2. The statutory changes: what law did and did not do from 2021–2025
Analyses show the ARP and subsequent administrative interpretations recalibrated subsidies from 2021 onward, providing full or near-full premium assistance for households between 100% and 150% FPL and substantially reducing maximum premium burdens for those up to and above 400% FPL during the enhancement period; the Inflation Reduction Act and later budget choices interacted with ARP-era rules, but the central fact is the temporary nature of the expansion, which was scheduled to expire after 2025 unless Congress acted [5] [1]. The policy change was explicitly time-limited, which is why many sources emphasize the return-to-400%-cap scenario for 2026 absent legislative extension and why consumer impact projections frequently assume large premium increases for some enrollees if enhancements end [6] [7].
3. Numbers and thresholds in public claims — agreement and divergence
Some sources report updated dollar equivalents of FPL-based thresholds—examples include figures presented for 2026 that align eligibility with 100%–400% of FPL and list precise income cutoffs by household size (for instance, cited household cutoffs such as $48,560 for a single individual and $100,400 for a family of four) reflecting inflation‑indexed FPL values; these numbers reflect indexing rather than a change in the statutory FPL percentages [4] [1]. Other analyses advance stronger claims — such as assertions that eligibility temporarily reached 600% of FPL — but those claims come from opinion or advocacy pieces and are disputed by fact‑checkers and policy analysts who show the ARP expanded generosity but did not uniformly create a 600% eligibility floor for all subsidy categories [3] [2].

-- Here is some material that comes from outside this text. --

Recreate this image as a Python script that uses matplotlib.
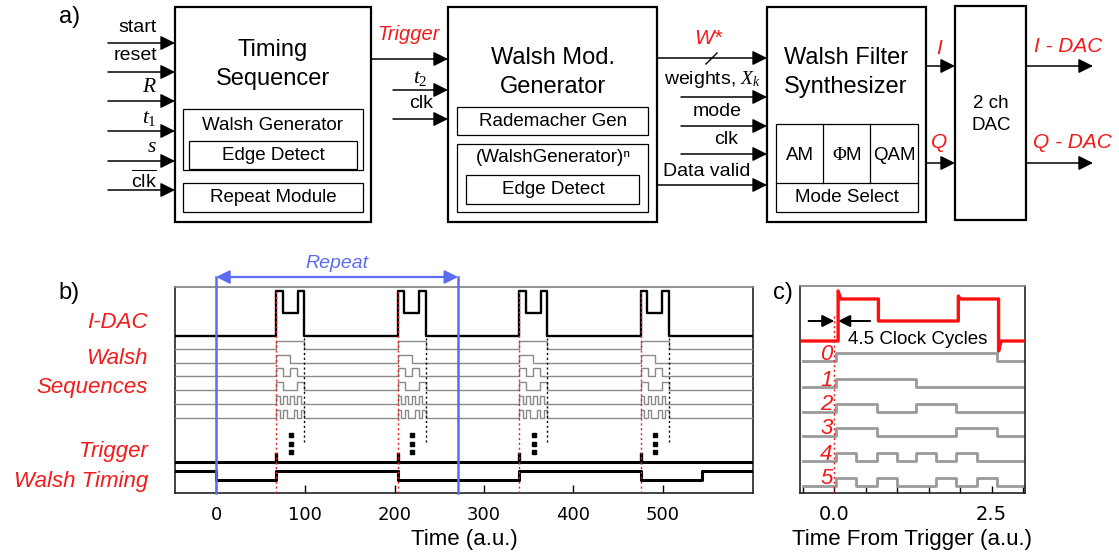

4. Political framing and conflicting agendas shaping interpretation
The debate is shaped by distinct agendas: advocates for extension emphasize consumer savings and increased enrollment, highlighting that most subsidy recipients still fall under 400% of FPL even during enhancements and that terminating enhancements would raise costs sharply for many [7] [5]. Critics and some budget-focused groups spotlight costs to the federal budget and argue that expansions invite overreach or administrative complexity, sometimes using sharper numbers like hypothetical 600% thresholds to argue against continuation [3] [5]. Both frames use the same statutory facts differently: proponents stress reduced premium burden and coverage gains, while opponents stress fiscal impact and the temporary nature of the enhancements, so readers should recognize that policy interpretation often reflects the speaker’s policy or fiscal priorities [7] [3].
5. Practical takeaway for consumers and policymakers — what matters now
For consumers and policymakers the operative facts are straightforward: pre-2020 baseline law tied subsidies to 100–400% of FPL; ARP-era enhancements increased assistance and removed or softened the 400% cap for 2021–2025; and absent congressional action the 400% cap was scheduled to return in 2026, changing who qualifies and how much they pay [1] [6]. Projected impacts hinge on whether Congress extends the enhanced credits; independent analyses consistently forecast meaningful premium increases for affected middle‑income households if enhancements lapse, and they emphasize that most subsidy recipients remain at or under 400% of FPL even with the enhancements [2] [7]. Policymakers deciding on extensions should weigh near‑term consumer relief against long‑term budgetary tradeoffs, and consumers should check current year guidance because eligibility and dollar thresholds are indexed and change annually [8] [1].